211. J’aime un écrivain qui embrasse tous les temps et tous les pays, et rapporte beaucoup d’effets à peu de causes ; qui compare les préjugés et les mœurs des différents siècles ; qui, par des exemples tirés de la peinture ou de la musique, me fait connaître les beautés de l’éloquence et l’étroite liaison des arts. Je dis d’un homme qui rapproche ainsi les choses humaines[1], qu’il a un grand génie, si ses conséquences sont justes ; mais, s’il conclut mal, je présume qu’il distingue mal les objets, ou qu’il n’aperçoit pas d’un seul coup d’œil tout leur ensemble, et qu’enfin quelque chose manque à l’étendue ou à la profondeur de son esprit[2].

212. On discerne aisément la vraie de la fausse étendue d’esprit ; car l’une agrandit ses sujets, et l’autre, par l’abus des épisodes et par le faste de l’érudition, les anéantit.

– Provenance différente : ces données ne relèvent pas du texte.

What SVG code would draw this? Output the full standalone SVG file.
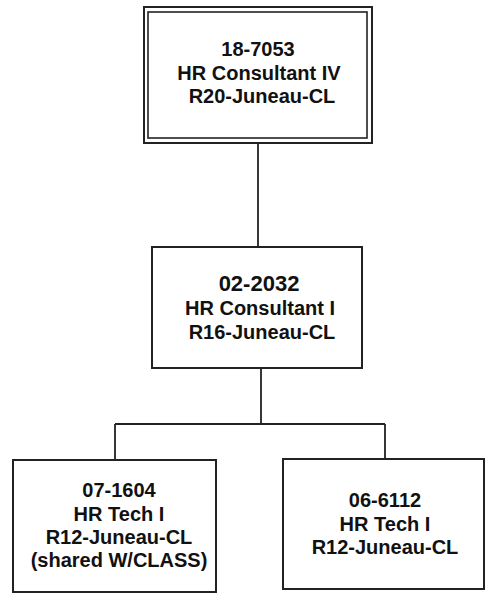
<svg xmlns="http://www.w3.org/2000/svg" width="487" height="597" viewBox="0 0 487 597">
<style>
.box{fill:#fff;stroke:#222;stroke-width:2}
.dbl{fill:none;stroke:#222;stroke-width:1.6}
.t{font-family:"Liberation Sans",Arial,sans-serif;font-weight:bold;font-size:20px;fill:#111;text-anchor:middle}
.big{font-size:22px}
.c{fill:none;stroke:#222;stroke-width:1.8}
</style>
<rect width="487" height="597" fill="#fff"/>
<g id="connectors">
<path class="c" d="M258,143 V247"/>
<path class="c" d="M261,368 V424 M115,424 H385 M115,424 V460 M385,424 V459"/>
</g>
<g id="n1">
<rect class="box" x="144" y="7" width="228" height="136"/>
<rect class="dbl" x="148" y="12" width="219" height="126"/>
<text class="t" x="258" y="56">18-7053</text>
<text class="t" x="259" y="80">HR Consultant IV</text>
<text class="t" x="262" y="103">R20-Juneau-CL</text>
</g>
<g id="n2">
<rect class="box" x="152" y="247" width="210" height="121"/>
<text class="t big" x="259" y="291">02-2032</text>
<text class="t" x="260" y="315">HR Consultant I</text>
<text class="t" x="262" y="339">R16-Juneau-CL</text>
</g>
<g id="n3">
<rect class="box" x="13" y="460" width="203" height="132"/>
<text class="t" x="119" y="497">07-1604</text>
<text class="t" x="119" y="521">HR Tech I</text>
<text class="t" x="119" y="544">R12-Juneau-CL</text>
<text class="t" x="119" y="567">(shared W/CLASS)</text>
</g>
<g id="n4">
<rect class="box" x="283" y="459" width="201" height="130"/>
<text class="t" x="385" y="507">06-6112</text>
<text class="t" x="385" y="531">HR Tech I</text>
<text class="t" x="385" y="554">R12-Juneau-CL</text>
</g>
</svg>
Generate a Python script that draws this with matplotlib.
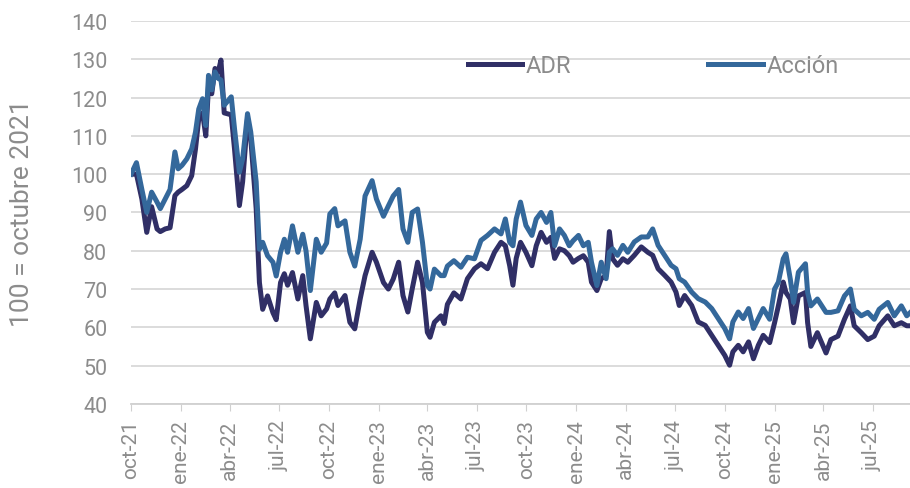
import pandas as pd
import matplotlib
matplotlib.use('Agg')
import matplotlib.pyplot as plt

plt.rcParams['font.family'] = ['Roboto', 'DejaVu Sans']

# Fechas y valores (100 = octubre 2021)
fechas = [
    '2021-10-01', '2021-10-11', '2021-10-21', '2021-10-30', '2021-11-08', '2021-11-18',
    '2021-11-24', '2021-12-03', '2021-12-12', '2021-12-21', '2021-12-27', '2022-01-03',
    '2022-01-12', '2022-01-21', '2022-01-28', '2022-02-03', '2022-02-10', '2022-02-16',
    '2022-02-21', '2022-02-27', '2022-03-05', '2022-03-11', '2022-03-16', '2022-03-22',
    '2022-04-04', '2022-04-10', '2022-04-19', '2022-04-25', '2022-05-04', '2022-05-10',
    '2022-05-20', '2022-05-26', '2022-06-01', '2022-06-10', '2022-06-20', '2022-06-26',
    '2022-07-04', '2022-07-11', '2022-07-17', '2022-07-26', '2022-08-05', '2022-08-14',
    '2022-08-20', '2022-08-28', '2022-09-08', '2022-09-17', '2022-09-27', '2022-10-03',
    '2022-10-12', '2022-10-18', '2022-10-31', '2022-11-09', '2022-11-18', '2022-11-28',
    '2022-12-07', '2022-12-20', '2022-12-28', '2023-01-10', '2023-01-19', '2023-01-28',
    '2023-02-07', '2023-02-15', '2023-02-24', '2023-03-04', '2023-03-14', '2023-03-23',
    '2023-04-01', '2023-04-06', '2023-04-14', '2023-04-26', '2023-05-02', '2023-05-08',
    '2023-05-20', '2023-06-02', '2023-06-14', '2023-06-27', '2023-07-09', '2023-07-21',
    '2023-08-03', '2023-08-15', '2023-08-23', '2023-08-31', '2023-09-06', '2023-09-12',
    '2023-09-20', '2023-09-30', '2023-10-11', '2023-10-19', '2023-10-28', '2023-11-07',
    '2023-11-15', '2023-11-22', '2023-12-01', '2023-12-10', '2023-12-19', '2023-12-26',
    '2024-01-05', '2024-01-14', '2024-01-23', '2024-01-29', '2024-02-08', '2024-02-16',
    '2024-02-25', '2024-03-02', '2024-03-08', '2024-03-17', '2024-03-27', '2024-04-05',
    '2024-04-17', '2024-04-30', '2024-05-12', '2024-05-21', '2024-05-31', '2024-06-12',
    '2024-06-24', '2024-07-03', '2024-07-09', '2024-07-19', '2024-08-01', '2024-08-13',
    '2024-08-26', '2024-09-07', '2024-09-19', '2024-10-01', '2024-10-10', '2024-10-16',
    '2024-10-26', '2024-11-04', '2024-11-14', '2024-11-23', '2024-12-02', '2024-12-11',
    '2024-12-23', '2025-01-01', '2025-01-08', '2025-01-17', '2025-01-22', '2025-01-30',
    '2025-02-05', '2025-02-14', '2025-02-27', '2025-03-03', '2025-03-09', '2025-03-21',
    '2025-04-06', '2025-04-15', '2025-04-28', '2025-05-10', '2025-05-21', '2025-05-28',
    '2025-06-10', '2025-06-22', '2025-07-04', '2025-07-13', '2025-07-29', '2025-08-10',
    '2025-08-23', '2025-09-02', '2025-09-08',
]

adr = [
    100.0, 100.0, 93.5, 84.8, 91.5, 85.7,
    85.0, 85.7, 86.0, 94.4, 95.3, 96.0,
    97.0, 99.6, 106.6, 114.5, 116.0, 110.0,
    123.0, 121.0, 127.6, 126.7, 129.8, 116.0,
    115.5, 106.6, 91.8, 98.0, 114.5, 109.3,
    91.0, 71.7, 64.7, 68.2, 63.8, 62.0,
    71.7, 74.0, 71.0, 74.3, 67.4, 73.5,
    65.7, 57.0, 66.5, 63.0, 64.8, 67.4,
    69.0, 65.7, 68.3, 61.3, 59.6, 67.4,
    73.5, 79.6, 77.0, 71.7, 70.0, 72.6,
    77.0, 68.3, 64.0, 70.0, 77.0, 71.7,
    58.7, 57.4, 61.3, 63.0, 61.0, 66.0,
    69.0, 67.4, 72.7, 75.3, 76.6, 75.3,
    79.6, 82.2, 81.3, 76.1, 71.0, 78.0,
    82.2, 79.6, 76.1, 81.3, 84.8, 82.2,
    83.5, 78.0, 80.5, 80.0, 78.7, 77.0,
    78.0, 78.7, 77.0, 71.8, 69.6, 72.7,
    73.5, 85.0, 77.9, 76.2, 77.9, 77.0,
    78.8, 81.0, 79.6, 78.8, 75.3, 73.6,
    71.8, 69.2, 65.7, 68.3, 65.7, 61.4,
    60.5, 57.9, 55.3, 52.7, 50.1, 53.6,
    55.3, 53.6, 56.2, 51.8, 55.3, 57.9,
    56.0, 61.2, 65.6, 71.8, 69.1, 67.4,
    61.2, 68.2, 69.1, 61.2, 55.0, 58.6,
    53.3, 56.8, 57.7, 62.1, 65.6, 60.4,
    58.6, 56.8, 57.7, 60.4, 63.0, 60.4,
    61.2, 60.4, 60.4,
]

accion = [
    100.0, 103.0, 96.0, 90.0, 95.3, 92.7,
    91.0, 93.5, 96.0, 105.8, 101.4, 102.3,
    104.0, 106.6, 111.0, 117.0, 119.7, 112.7,
    125.8, 122.0, 126.7, 125.0, 124.6, 118.0,
    120.2, 111.9, 100.5, 104.0, 115.8, 111.0,
    98.0, 80.4, 82.2, 78.7, 77.0, 73.4,
    79.6, 83.0, 79.6, 86.5, 79.6, 84.3,
    80.0, 69.6, 83.0, 79.6, 82.0, 89.6,
    91.0, 86.5, 87.8, 79.6, 76.0, 83.0,
    94.3, 98.3, 93.5, 89.0, 91.7, 94.3,
    96.0, 85.7, 82.2, 90.0, 90.9, 82.2,
    70.9, 70.0, 75.2, 73.5, 73.5, 76.0,
    77.4, 75.7, 78.3, 77.9, 82.7, 84.0,
    85.7, 84.4, 88.3, 82.2, 81.3, 88.3,
    92.7, 86.6, 84.0, 88.3, 90.0, 87.4,
    90.0, 81.3, 85.7, 84.0, 81.3, 82.6,
    84.0, 81.3, 82.2, 77.0, 70.9, 77.0,
    72.7, 79.6, 80.5, 78.8, 81.4, 79.6,
    82.3, 83.6, 83.6, 85.7, 81.4, 78.8,
    76.2, 75.3, 72.7, 71.8, 69.2, 67.5,
    66.6, 64.9, 62.3, 59.7, 57.0, 61.4,
    64.0, 62.3, 64.9, 59.7, 62.3, 64.9,
    62.1, 70.0, 71.8, 77.9, 79.2, 72.6,
    66.5, 74.4, 76.6, 69.1, 65.6, 67.4,
    63.9, 63.9, 64.3, 68.2, 70.0, 64.7,
    63.0, 63.9, 62.1, 64.7, 66.5, 63.0,
    65.6, 63.0, 63.8,
]

etiquetas_x = ['oct-21', 'ene-22', 'abr-22', 'jul-22', 'oct-22', 'ene-23', 'abr-23', 'jul-23',
               'oct-23', 'ene-24', 'abr-24', 'jul-24', 'oct-24', 'ene-25', 'abr-25', 'jul-25']
ticks_x = pd.date_range('2021-10-01', periods=len(etiquetas_x), freq='3MS')

gris = '#8c8c8c'
fechas = pd.to_datetime(fechas)

fig = plt.figure(figsize=(9.1, 4.89), dpi=100)
ax = fig.add_axes([0.144, 0.172, 0.856, 0.783])

ax.plot(fechas, adr, color='#302f66', linewidth=3.6, label='ADR')
ax.plot(fechas, accion, color='#34689b', linewidth=3.6, label='Acción')

ax.set_ylim(40, 140)
ax.set_yticks(range(40, 141, 10))
ax.set_xlim(fechas[0], fechas[-1])
ax.set_xticks(ticks_x)
ax.set_xticklabels(etiquetas_x, rotation=90)

ax.grid(axis='y', color='#d9d9d9', linewidth=1.3)
ax.set_axisbelow(True)
for s in ['top', 'right', 'left']:
    ax.spines[s].set_visible(False)
ax.spines['bottom'].set_color('#d0d0d0')
ax.spines['bottom'].set_linewidth(1.3)
ax.tick_params(axis='y', length=0, pad=17, labelsize=15.5, labelcolor=gris)
ax.tick_params(axis='x', length=5, color='#d0d0d0', labelsize=15, labelcolor=gris, pad=6)

ax.set_ylabel('100 = octubre 2021', fontsize=19, color=gris)
ax.yaxis.set_label_coords(-0.124, 0.5)

leg = ax.legend(ncol=2, loc='center left', bbox_to_anchor=(0.432, 0.8825), frameon=False,
                handlelength=2.3, handletextpad=0.17, columnspacing=5.8, fontsize=17,
                borderpad=0, borderaxespad=0)
for t in leg.get_texts():
    t.set_color(gris)

fig.savefig('out.png', dpi=100)
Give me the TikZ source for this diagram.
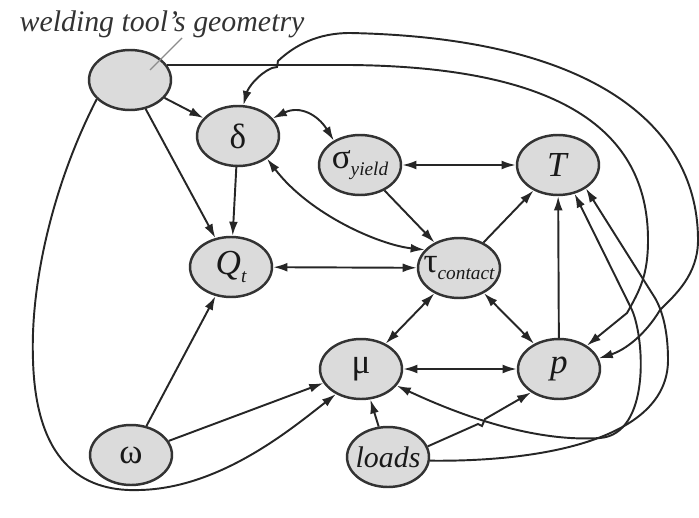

213. Quelques exemples, rapportés en peu de mots et à leur place, donnent plus d’éclat, plus de poids, et plus d’autorité aux réflexions ; mais trop d’exemples et trop de détails énervent toujours un discours. Les digressions trop longues ou trop fréquentes rompent l’unité du sujet, et lassent les lecteurs sensés, qui ne veulent pas qu’on les détourne de l’objet principal, et qui, d’ailleurs, ne peuvent suivre, sans beaucoup de peine, une trop longue chaîne de faits et de preuves[3]. On ne saurait trop rapprocher les choses, ni trop tôt conclure : il faut saisir d’un coup d’œil la véritable preuve de son discours, et courir à la conclu-

  1. Var. : « Qu’il les voit en grand, si ses conséquences sont justes ; car, s’il conclut mal, il voit mal, et n’a pas l’esprit étendu. »
  2. [Il a l’esprit étendu, sans justesse. — V.]
  3. Var. : « Rien n’affaiblit plus un discours que de proposer trop d’exemples, et d’entrer dans trop de détails. Les digressions trop longues, ou trop fréquentes, rompent l’unité, et fatiguent, parce que l’esprit ne peut suivre une trop longue chaîne de faits et de preuves. »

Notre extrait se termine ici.